■ WORK TO COMPLETE
Copy out the listing in full, exactly as written, but not its pictures.
☆ ☆ ☆ ☆ ☆
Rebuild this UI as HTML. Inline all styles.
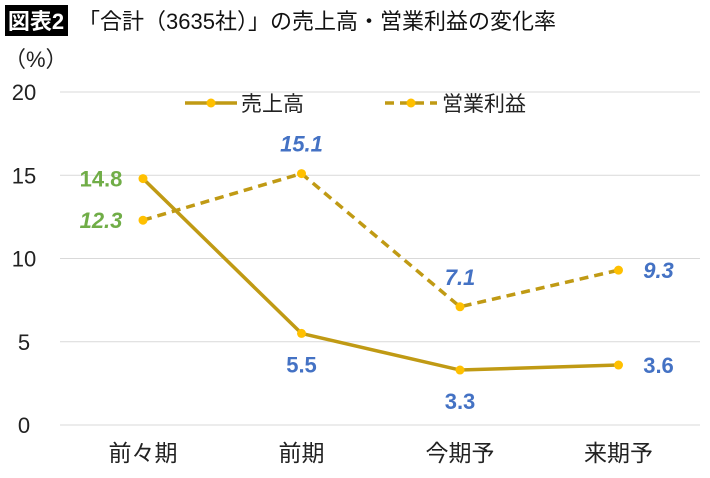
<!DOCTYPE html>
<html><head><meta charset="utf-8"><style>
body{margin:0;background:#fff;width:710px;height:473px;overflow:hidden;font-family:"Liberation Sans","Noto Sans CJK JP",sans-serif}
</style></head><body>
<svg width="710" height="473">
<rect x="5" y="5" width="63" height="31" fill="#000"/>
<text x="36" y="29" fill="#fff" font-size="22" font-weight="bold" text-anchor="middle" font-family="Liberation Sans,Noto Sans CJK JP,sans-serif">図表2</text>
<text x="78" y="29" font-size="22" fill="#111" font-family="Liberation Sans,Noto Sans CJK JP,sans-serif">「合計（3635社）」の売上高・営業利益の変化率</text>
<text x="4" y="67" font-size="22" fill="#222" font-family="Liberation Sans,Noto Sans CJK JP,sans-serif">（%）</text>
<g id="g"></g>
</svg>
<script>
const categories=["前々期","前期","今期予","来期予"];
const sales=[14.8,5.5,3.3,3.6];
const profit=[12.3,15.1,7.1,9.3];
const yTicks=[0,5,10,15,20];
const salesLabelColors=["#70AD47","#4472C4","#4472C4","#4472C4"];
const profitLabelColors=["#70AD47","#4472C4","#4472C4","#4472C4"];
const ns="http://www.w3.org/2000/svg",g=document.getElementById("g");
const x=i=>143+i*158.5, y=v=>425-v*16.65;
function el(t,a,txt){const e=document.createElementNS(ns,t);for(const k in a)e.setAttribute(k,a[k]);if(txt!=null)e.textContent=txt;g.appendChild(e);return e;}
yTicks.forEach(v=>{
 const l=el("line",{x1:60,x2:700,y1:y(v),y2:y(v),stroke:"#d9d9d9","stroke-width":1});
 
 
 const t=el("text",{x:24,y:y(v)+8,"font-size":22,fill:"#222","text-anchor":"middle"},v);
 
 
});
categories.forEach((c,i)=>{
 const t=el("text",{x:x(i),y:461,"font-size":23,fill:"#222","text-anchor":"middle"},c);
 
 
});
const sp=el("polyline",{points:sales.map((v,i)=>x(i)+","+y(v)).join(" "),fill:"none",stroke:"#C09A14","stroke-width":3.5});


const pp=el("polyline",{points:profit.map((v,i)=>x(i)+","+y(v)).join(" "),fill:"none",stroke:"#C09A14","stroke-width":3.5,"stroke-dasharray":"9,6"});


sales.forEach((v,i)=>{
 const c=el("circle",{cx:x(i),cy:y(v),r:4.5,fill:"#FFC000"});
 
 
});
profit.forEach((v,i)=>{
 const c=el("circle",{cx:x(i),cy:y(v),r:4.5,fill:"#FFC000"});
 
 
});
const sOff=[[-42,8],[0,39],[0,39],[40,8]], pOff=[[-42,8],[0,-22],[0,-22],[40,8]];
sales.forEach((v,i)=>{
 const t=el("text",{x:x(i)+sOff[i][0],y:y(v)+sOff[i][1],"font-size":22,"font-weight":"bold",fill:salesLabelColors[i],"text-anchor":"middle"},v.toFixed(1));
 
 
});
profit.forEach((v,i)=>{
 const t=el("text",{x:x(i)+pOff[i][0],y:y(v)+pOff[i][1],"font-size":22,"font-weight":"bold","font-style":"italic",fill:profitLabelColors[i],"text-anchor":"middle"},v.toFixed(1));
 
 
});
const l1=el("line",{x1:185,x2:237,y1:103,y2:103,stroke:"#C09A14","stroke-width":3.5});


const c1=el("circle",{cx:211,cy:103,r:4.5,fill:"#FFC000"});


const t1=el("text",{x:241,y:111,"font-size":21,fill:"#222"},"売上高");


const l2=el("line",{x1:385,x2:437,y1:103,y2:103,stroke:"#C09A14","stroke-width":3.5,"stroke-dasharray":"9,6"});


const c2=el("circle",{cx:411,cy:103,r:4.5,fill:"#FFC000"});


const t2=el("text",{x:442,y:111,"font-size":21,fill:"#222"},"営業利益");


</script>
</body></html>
☆ ☆ ☆ ☆ ☆
■ EXERCISE SOLUTION
Rebuild this UI as HTML. Inline all styles.
<!DOCTYPE html>
<html><head><meta charset="utf-8"><style>
body{margin:0;background:#fff;width:710px;height:473px;overflow:hidden;font-family:"Liberation Sans","Noto Sans CJK JP",sans-serif}
</style></head><body>
<svg width="710" height="473">
<rect x="5" y="5" width="63" height="31" fill="#000"/>
<text x="36" y="29" fill="#fff" font-size="22" font-weight="bold" text-anchor="middle" font-family="Liberation Sans,Noto Sans CJK JP,sans-serif">図表2</text>
<text x="78" y="29" font-size="22" fill="#111" font-family="Liberation Sans,Noto Sans CJK JP,sans-serif">「合計（3635社）」の売上高・営業利益の変化率</text>
<text x="4" y="67" font-size="22" fill="#222" font-family="Liberation Sans,Noto Sans CJK JP,sans-serif">（%）</text>
<g id="g"></g>
</svg>
<script>
const categories=["前々期","前期","今期予","来期予"];
const sales=[14.8,5.5,3.3,3.6];
const profit=[12.3,15.1,7.1,9.3];
const yTicks=[0,5,10,15,20];
const salesLabelColors=["#70AD47","#4472C4","#4472C4","#4472C4"];
const profitLabelColors=["#70AD47","#4472C4","#4472C4","#4472C4"];
const ns="http://www.w3.org/2000/svg",g=document.getElementById("g");
const x=i=>143+i*158.5, y=v=>425-v*16.65;
function el(t,a,txt){const e=document.createElementNS(ns,t);for(const k in a)e.setAttribute(k,a[k]);if(txt!=null)e.textContent=txt;g.appendChild(e);return e;}
yTicks.forEach(v=>{
 const l=el("line",{x1:60,x2:700,y1:y(v),y2:y(v),stroke:"#d9d9d9","stroke-width":1});
 
 
 const t=el("text",{x:24,y:y(v)+8,"font-size":22,fill:"#222","text-anchor":"middle"},v);
 
 
});
categories.forEach((c,i)=>{
 const t=el("text",{x:x(i),y:461,"font-size":23,fill:"#222","text-anchor":"middle"},c);
 
 
});
const sp=el("polyline",{points:sales.map((v,i)=>x(i)+","+y(v)).join(" "),fill:"none",stroke:"#C09A14","stroke-width":3.5});


const pp=el("polyline",{points:profit.map((v,i)=>x(i)+","+y(v)).join(" "),fill:"none",stroke:"#C09A14","stroke-width":3.5,"stroke-dasharray":"9,6"});


sales.forEach((v,i)=>{
 const c=el("circle",{cx:x(i),cy:y(v),r:4.5,fill:"#FFC000"});
 
 
});
profit.forEach((v,i)=>{
 const c=el("circle",{cx:x(i),cy:y(v),r:4.5,fill:"#FFC000"});
 
 
});
const sOff=[[-42,8],[0,39],[0,39],[40,8]], pOff=[[-42,8],[0,-22],[0,-22],[40,8]];
sales.forEach((v,i)=>{
 const t=el("text",{x:x(i)+sOff[i][0],y:y(v)+sOff[i][1],"font-size":22,"font-weight":"bold",fill:salesLabelColors[i],"text-anchor":"middle"},v.toFixed(1));
 
 
});
profit.forEach((v,i)=>{
 const t=el("text",{x:x(i)+pOff[i][0],y:y(v)+pOff[i][1],"font-size":22,"font-weight":"bold","font-style":"italic",fill:profitLabelColors[i],"text-anchor":"middle"},v.toFixed(1));
 
 
});
const l1=el("line",{x1:185,x2:237,y1:103,y2:103,stroke:"#C09A14","stroke-width":3.5});


const c1=el("circle",{cx:211,cy:103,r:4.5,fill:"#FFC000"});


const t1=el("text",{x:241,y:111,"font-size":21,fill:"#222"},"売上高");


const l2=el("line",{x1:385,x2:437,y1:103,y2:103,stroke:"#C09A14","stroke-width":3.5,"stroke-dasharray":"9,6"});


const c2=el("circle",{cx:411,cy:103,r:4.5,fill:"#FFC000"});


const t2=el("text",{x:442,y:111,"font-size":21,fill:"#222"},"営業利益");


</script>
</body></html>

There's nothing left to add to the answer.